About a year had passed since a sit-in at a segregated lunch counter in Greensboro, North Carolina, helped galvanize the nation’s civil rights movement. But change was slow to come to Rock Hill. They decided to challenge matters by getting arrested in February 1961 for ordering lunch at McCrory’s variety store, and were convicted of trespassing and breach of peace.

Author Kim Johnson, who published “No Fear For Freedom: The Story of the Friendship 9” last year, went to Kevin Brackett, the solicitor for York and Union counties, to see what could be done to clean their records.

“This is an opportunity for us to bring the community together,” Johnson told the AP. “To have the records vacated essentially says that it should have never happened in the first place.”

Brackett’s request to a Rock Hill judge comes too late for McCullough, who died in 2006. But some of the others returned to town ahead of the hearing to reflect on their experience, saying they hope their actions can still have an effect.

“It’s been a long wait,” Graham said. “We are sure now that we made the right decision for the right reason.
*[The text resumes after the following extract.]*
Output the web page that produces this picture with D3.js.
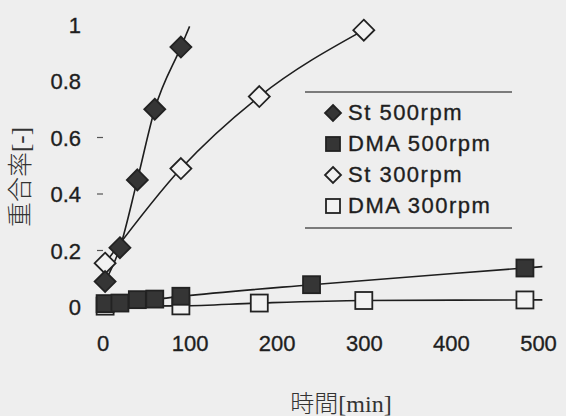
<!DOCTYPE html>
<html><head><meta charset="utf-8">
<script src="https://cdn.jsdelivr.net/npm/d3@7/dist/d3.min.js"></script>
<style>
html,body{margin:0;padding:0;background:#eeeeee;}
svg{display:block;}
</style></head>
<body>
<script>
// ---- data ----
const xTicks = [0, 100, 200, 300, 400, 500];
const yTicks = [0, 0.2, 0.4, 0.6, 0.8, 1];
const yTickLabels = ["0", "0.2", "0.4", "0.6", "0.8", "1"];
const seriesNames = ["St 500rpm", "DMA 500rpm", "St 300rpm", "DMA 300rpm"];
const seriesShapes = ["diamond", "square", "diamond", "square"];
const seriesFilled = [true, true, false, false];
const st500Time = [3, 20, 40, 60, 90];
const st500Conv = [0.09, 0.21, 0.45, 0.70, 0.92];
const dma500Time = [3, 20, 40, 60, 90, 240, 485];
const dma500Conv = [0.012, 0.014, 0.026, 0.028, 0.038, 0.079, 0.138];
const st300Time = [3, 90, 180, 300];
const st300Conv = [0.155, 0.49, 0.745, 0.98];
const dma300Time = [3, 90, 180, 300, 485];
const dma300Conv = [0.003, 0.004, 0.014, 0.023, 0.025];
const lineEndTime = [100, 505, 300, 505]; // fitted curve extent per series
const xTitle = "時間[min]";
const yTitle = "重合率[-]";

const seriesTime = [st500Time, dma500Time, st300Time, dma300Time];
const seriesConv = [st500Conv, dma500Conv, st300Conv, dma300Conv];

// ---- layout ----
const W = 566, H = 416;
const svg = d3.select("body").append("svg").attr("width", W).attr("height", H);
svg.append("rect").attr("width", W).attr("height", H).attr("fill", "#eeeeee");

const x = d3.scaleLinear().domain([0, 500]).range([102.5, 538]);
const y = d3.scaleLinear().domain([0, 1]).range([307, 24.5]);

const ink = "#1e1e1e";
const tickFont = "'Liberation Sans', Arial, sans-serif";

// y tick labels
const yAxis = d3.axisLeft(y).tickValues(yTicks).tickFormat((d, i) => yTickLabels[i]).tickSize(0).tickPadding(0);
const gy = svg.append("g").attr("transform", "translate(81,0)").call(yAxis);
gy.select(".domain").remove();
gy.selectAll("text").attr("font-family", tickFont).attr("font-size", 22).attr("fill", ink)
  .attr("stroke", ink).attr("stroke-width", 0.35).attr("dy", "0.36em");
// small y tick dashes
svg.append("g").selectAll("line").data(yTicks.filter(v => v > 0 && v < 0.8)).join("line")
  .attr("x1", 97).attr("x2", 103).attr("y1", d => y(d)).attr("y2", d => y(d))
  .attr("stroke", "#555").attr("stroke-width", 1.2);

// x tick labels
const xAxis = d3.axisBottom(x).tickValues(xTicks).tickFormat(d3.format("d")).tickSize(0).tickPadding(0);
const gx = svg.append("g").attr("transform", "translate(0,335)").call(xAxis);
gx.select(".domain").remove();
gx.selectAll("text").attr("font-family", tickFont).attr("font-size", 22).attr("fill", ink)
  .attr("stroke", ink).attr("stroke-width", 0.35).attr("dy", "0.72em");

// axis titles
svg.append("text").attr("x", 341).attr("y", 412).attr("text-anchor", "middle")
  .attr("font-family", "'Liberation Serif', 'Noto Sans CJK JP', serif").attr("font-weight", 300)
  .attr("font-size", 24).attr("fill", "#333")
  .text(xTitle);
svg.append("text").attr("transform", "translate(29,177) rotate(-90)").attr("text-anchor", "middle")
  .attr("font-family", "'Liberation Serif', 'Noto Sans CJK JP', serif").attr("font-weight", 300)
  .attr("font-size", 25).attr("fill", "#333")
  .text(yTitle);

// ---- lines ----
const lineGen = d3.line().x(d => x(d[0])).y(d => y(d[1])).curve(d3.curveMonotoneX);
function seriesPoints(i) {
  const t = seriesTime[i], v = seriesConv[i];
  const pts = t.map((tt, k) => [tt, v[k]]);
  const n = pts.length;
  const tEnd = lineEndTime[i];
  if (tEnd > t[n - 1]) {
    const slope = (v[n - 1] - v[n - 2]) / (t[n - 1] - t[n - 2]);
    pts.push([tEnd, v[n - 1] + slope * (tEnd - t[n - 1])]);
  }
  return pts;
}
const drawOrder = [3, 2, 1, 0];
drawOrder.forEach(i => {
  svg.append("path").datum(seriesPoints(i)).attr("d", lineGen)
    .attr("fill", "none").attr("stroke", ink).attr("stroke-width", 1.6);
});

// ---- markers ----
function marker(g, shape, filled, cx, cy, s) {
  const fill = filled ? "#353535" : "#f2f2f2";
  if (shape === "diamond") {
    const r = s / 2;
    g.append("path").attr("d", `M${cx},${cy - r}L${cx + r},${cy}L${cx},${cy + r}L${cx - r},${cy}Z`)
      .attr("fill", fill).attr("stroke", "#222").attr("stroke-width", 1.8);
  } else {
    const h = s / 2;
    g.append("rect").attr("x", cx - h).attr("y", cy - h).attr("width", s).attr("height", s)
      .attr("fill", fill).attr("stroke", "#222").attr("stroke-width", 1.8);
  }
}
const gm = svg.append("g");
drawOrder.forEach(i => {
  const size = seriesShapes[i] === "diamond" ? 21 : 17;
  seriesTime[i].forEach((t, k) => {
    marker(gm, seriesShapes[i], seriesFilled[i], x(t), y(seriesConv[i][k]), size);
  });
});

// ---- legend ----
const lg = svg.append("g");
lg.append("line").attr("x1", 305).attr("x2", 512).attr("y1", 92).attr("y2", 92).attr("stroke", "#555").attr("stroke-width", 1.5);
lg.append("line").attr("x1", 305).attr("x2", 512).attr("y1", 228).attr("y2", 228).attr("stroke", "#555").attr("stroke-width", 1.5);
seriesNames.forEach((name, i) => {
  const base = 120 + i * 31;
  const s = seriesShapes[i] === "diamond" ? 16 : 14;
  marker(lg, seriesShapes[i], seriesFilled[i], 333, base - 7, s);
  lg.append("text").attr("x", 348).attr("y", base)
    .attr("font-family", tickFont).attr("font-size", 22).attr("letter-spacing", 1.5)
    .attr("stroke", ink).attr("stroke-width", 0.35)
    .attr("fill", ink).text(name);
});
</script>
</body></html>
Being nonviolent was the best thing that we could have done.”

The men’s names are engraved on the stools at the counter of the restaurant on Main Street, now called the Old Town Bistro. A plaque outside marks the spot where they were arrested. And official and personal apologies have been offered to the men over the years.

In 2009, a white man named Elwin Wilson who tried to pull one of the protesters from a stool nearly 50 years earlier returned to the same counter, meeting with some of the men. They forgave him.

And although their records will soon be clean, the men hope their commitment to nonviolence can remain an example for people protesting various issues today.

“Maybe it might change some of their minds about some of their actions,” Graham said. “Until the hearts change, there won’t be any changes. We still insist that nonviolence is the way to go.”